The image comes somewhat more to life when one asks LTVT to use the LOLA DEM to simulate the 3D view although the identity of the features seen at the extreme limb is still less than obvious:
One technique for identifying the source of these features is to move the mouse in from the sky area to where it first touches the limb, at which point the mouse readout indicates the lunar longitude, latitude and elevation of that point (the longitude/latitude of several limb points have been labeled on the image). Holding the mouse on any one of these, for example the outer edge of the little bump just beyond the expected position of Giordano Bruno, where the readout is 101.912°E/36.084°N, and then carefully invoking the Go To tool with a right-click of the mouse, and finally asking for an Aerial View, one can obtain an overhead view centered on the true origin of the pixel:
indicated here by the light blue plus mark at the center of the overhead image (the light blue line having been added with the Limb Drawing Tool) painted using a grayscale texture representing the LOLA DEM (light = high; dark = low). It is apparent, then, that this bit of the limb is not Giordano Bruno, but rather the ridge shared with Harkhebi on its Earth-ward side, which is hiding the interior of the crater from view.

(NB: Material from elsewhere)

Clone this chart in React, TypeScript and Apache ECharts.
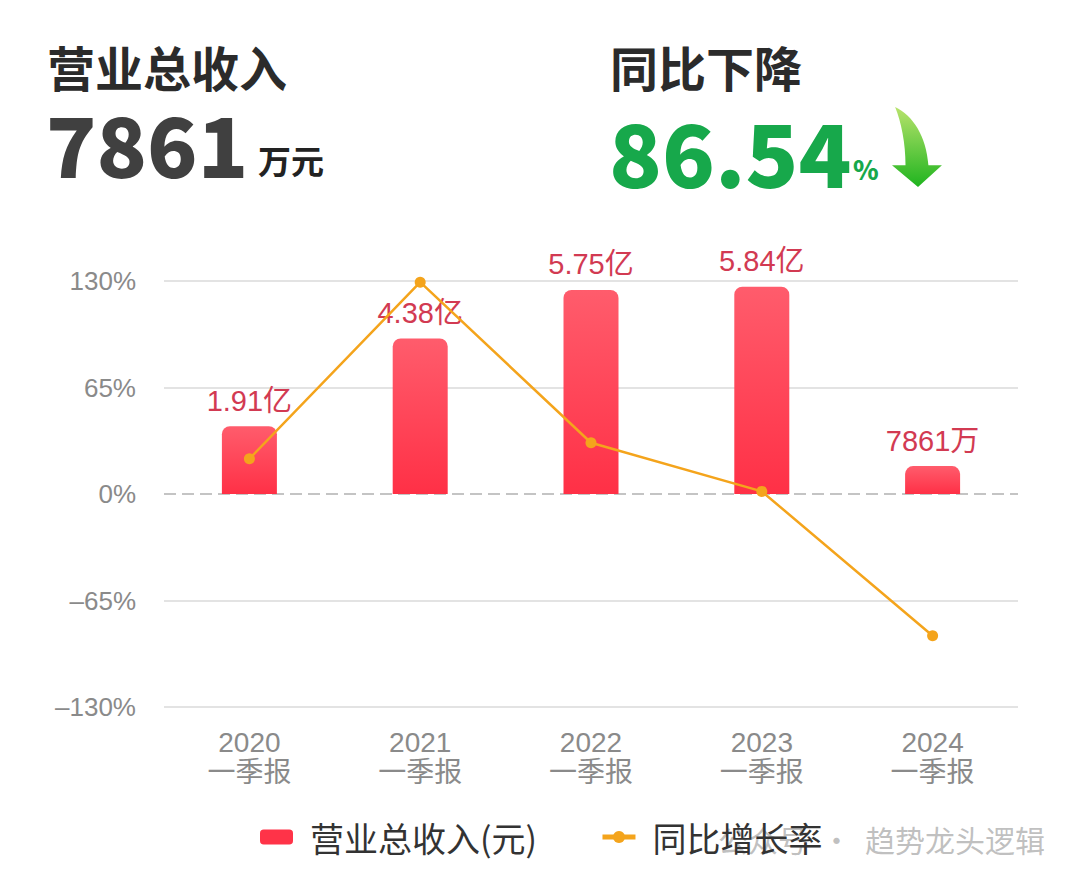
import React, { useEffect, useRef } from "react";
import * as echarts from "echarts";

const categories = ["2020\n一季报", "2021\n一季报", "2022\n一季报", "2023\n一季报", "2024\n一季报"];
const revenue = [1.91, 4.38, 5.75, 5.84, 0.7861]; // 亿元
const revenueLabels = ["1.91亿", "4.38亿", "5.75亿", "5.84亿", "7861万"];
const yoyGrowth = [21.5, 129.3, 31.3, 1.6, -86.54]; // %
const yTicks = { min: -130, max: 130, interval: 65 };
const headerLeftTitle = "营业总收入";
const headerLeftValue = "7861";
const headerLeftUnit = "万元";
const headerRightTitle = "同比下降";
const headerRightValue = "86.54";
const headerRightUnit = "%";
const seriesNames = ["营业总收入(元)", "同比增长率"];
const watermark = "公众号  ·  趋势龙头逻辑";

const ARROW_D =
  "M 3 0 C 20 8 33 28 35 56 L 48 56 L 25 77 L 0 56 L 13 56 C 13 35 9 15 3 0 Z";
let registered = false;

export default function App() {
  const ref = useRef<HTMLDivElement>(null);
  useEffect(() => {
    if (!ref.current) return;
    if (!registered) {
      echarts.graphic.registerShape("downArrow", echarts.graphic.extendPath(ARROW_D as any, {}) as any);
      registered = true;
    }
    const chart = echarts.init(ref.current, null, { renderer: "svg" });
    const cjk = '"Noto Sans CJK SC", "Noto Sans", sans-serif';
    const latin = '"Liberation Sans", "Noto Sans CJK SC", sans-serif';
    chart.setOption({
      animation: false,
      backgroundColor: "#ffffff",
      textStyle: { fontFamily: cjk },
      grid: { left: 164, right: 62, top: 281, bottom: 174, containLabel: false },
      legend: {
        left: 255,
        top: 815,
        itemWidth: 33,
        itemHeight: 15,
        itemGap: 63,
        textStyle: { fontSize: 34, color: "#333", fontFamily: cjk, padding: [0, 0, 0, 12] },
        data: [
          { name: seriesNames[0], icon: "roundRect", itemStyle: { color: "#ff3348" } },
          { name: seriesNames[1], lineStyle: { width: 5 } },
        ],
      },
      xAxis: {
        type: "category",
        data: categories,
        axisLine: { show: false },
        axisTick: { show: false },
        axisLabel: { color: "#8a8a8a", fontSize: 28, lineHeight: 30, margin: 20, fontFamily: latin },
      },
      yAxis: [
        {
          type: "value",
          min: yTicks.min,
          max: yTicks.max,
          interval: yTicks.interval,
          axisLine: { show: false },
          axisTick: { show: false },
          axisLabel: {
            color: "#8a8a8a",
            fontSize: 26,
            margin: 28,
            fontFamily: latin,
            formatter: (v: number) => (v < 0 ? "–" + Math.abs(v) + "%" : v + "%"),
          },
          splitLine: {
            lineStyle: {
              color: ["#e3e3e3", "#e3e3e3", "rgba(0,0,0,0)", "#e3e3e3", "#e3e3e3"],
              width: 2,
            },
          },
        },
        {
          type: "value",
          min: -6,
          max: 6,
          show: false,
          splitLine: { show: false },
        },
      ],
      series: [
        {
          name: seriesNames[0],
          type: "bar",
          yAxisIndex: 1,
          barWidth: 55,
          data: revenue,
          itemStyle: {
            borderRadius: [8, 8, 0, 0],
            color: new echarts.graphic.LinearGradient(0, 0, 0, 1, [
              { offset: 0, color: "#ff5c6c" },
              { offset: 1, color: "#ff3046" },
            ]),
          },
          label: {
            show: true,
            position: "top",
            distance: 11,
            color: "#d23a52",
            fontSize: 29,
            fontFamily: latin,
            formatter: (p: any) => revenueLabels[p.dataIndex],
          },
          z: 2,
        },
        {
          name: seriesNames[1],
          type: "line",
          yAxisIndex: 0,
          data: yoyGrowth,
          symbol: "circle",
          symbolSize: 11,
          lineStyle: { color: "#f4a41c", width: 2.5 },
          itemStyle: { color: "#f4a41c" },
          z: 3,
          markLine: {
            silent: true,
            symbol: "none",
            label: { show: false },
            lineStyle: { color: "#c4c4c4", type: [12, 6], width: 2 },
            data: [{ yAxis: 0 }],
            z: 1,
          },
        },
      ],
      graphic: [
        {
          type: "text",
          x: 47,
          y: 66,
          style: { text: headerLeftTitle, fill: "#2b2b2b", font: `bold 48px ${cjk}`, verticalAlign: "middle", lineHeight: 48 },
        },
        {
          type: "text",
          x: 46,
          y: 142,
          style: {
            text: headerLeftValue,
            fill: "#404040",
            font: `900 83px ${cjk}`,
            verticalAlign: "middle",
            lineHeight: 66,
          },
        },
        {
          type: "text",
          x: 258,
          y: 160,
          style: { text: headerLeftUnit, fill: "#222", font: `bold 33px ${cjk}`, verticalAlign: "middle" },
        },
        {
          type: "text",
          x: 610,
          y: 66,
          style: { text: headerRightTitle, fill: "#2b2b2b", font: `bold 48px ${cjk}`, verticalAlign: "middle", lineHeight: 48 },
        },
        {
          type: "text",
          x: 609,
          y: 150,
          style: {
            text: headerRightValue,
            fill: "#17a84b",
            font: `900 87px ${cjk}`,
            verticalAlign: "middle",
            lineHeight: 66,
          },
        },
        {
          type: "text",
          x: 853,
          y: 168,
          style: { text: headerRightUnit, fill: "#17a84b", font: `900 26px ${cjk}`, verticalAlign: "middle" },
        },
        {
          type: "downArrow",
          x: 892,
          y: 107,
          scaleX: 1.04,
          scaleY: 1.04,
          style: {
            fill: new echarts.graphic.LinearGradient(0, 0, 0, 1, [
              { offset: 0, color: "#b8e36c" },
              { offset: 1, color: "#1fb41f" },
            ]),
          },
        },
        {
          type: "text",
          x: 1045,
          y: 839,
          z: -1,
          style: {
            text: watermark,
            fill: "rgba(150,150,150,0.6)",
            font: `400 30px ${cjk}`,
            align: "right",
            verticalAlign: "middle",
          },
        },
      ],
    });
    return () => chart.dispose();
  }, []);
  return <div ref={ref} style={{ position: "absolute", left: 0, top: 0, width: 1080, height: 881 }} />;
}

The following screenshot uses LTVT to provide a more efficient, if somewhat unconventional, way of understanding which features one expects to be able to see at the limb, and which features will be hidden:
It was obtained by asking LTVT to generate an overhead view of the Giordano Bruno region if the Moon were illuminated by a light source from the direction you will be observing from on Earth. This was accomplished by artificially setting the lunar coordinates what is called the "sub-solar point" (the direction from which sunlight originates) to the computed coordinates of the "sub-observer point" (the direction from which an observer in the Hudson Valley would be looking, in this case 7.790° lunar longitude and 7.597° latitude -- the light blue vertical line being the nominal geometric limb that would be expected from that direction if the Moon were a featureless sphere). Since we view the Moon along the same straight lines of sight as the light emanating from this source, the areas that are illuminated in this simulation are all visible to us (albeit as seen stacked on after another at an extreme grazing angle from the left), while those painted black are hidden from view. The last "illuminated" features on the left are the final ones we see at the extreme limb.
As the overhead simulation indicates, we expect to see at the limb the inner wall of the far rim of the 41 km diameter crater Harkhebi J, and also the inner wall of the far rim of 26 km Harkhebi K, however Giordano Bruno is black, indicating our visual rays are blocked by the ridge from J to K (which seems to be a segment of the rim of 273 km Harkhebi, but might also be thought of as a bit of the outer rim of 22 km Giordano Bruno).
By either of these methods one can then label the 3D simulation to indicate the origin of the features seen at the extreme limb:
It is evident from the labeled 3D simulation that even with the most extreme libration available from Earth every 18 years or so, one can at most locate with some difficulty the point where Giordano Bruno itself is hidden by the ridge on its Earthward side, separating it from Harkhebi.
In principle, some of Giordano Bruno's impact rays spill over onto the lunar hemisphere visible from Earth, but they do not seem to be particularly prominent.
A farside crater such as Compton, a bit farther to the north, would seem a much more interesting challenge for Earth-bound observers. It is 3° closer to the Moon's mean center, and MUCH larger (164 km vs. 22 km).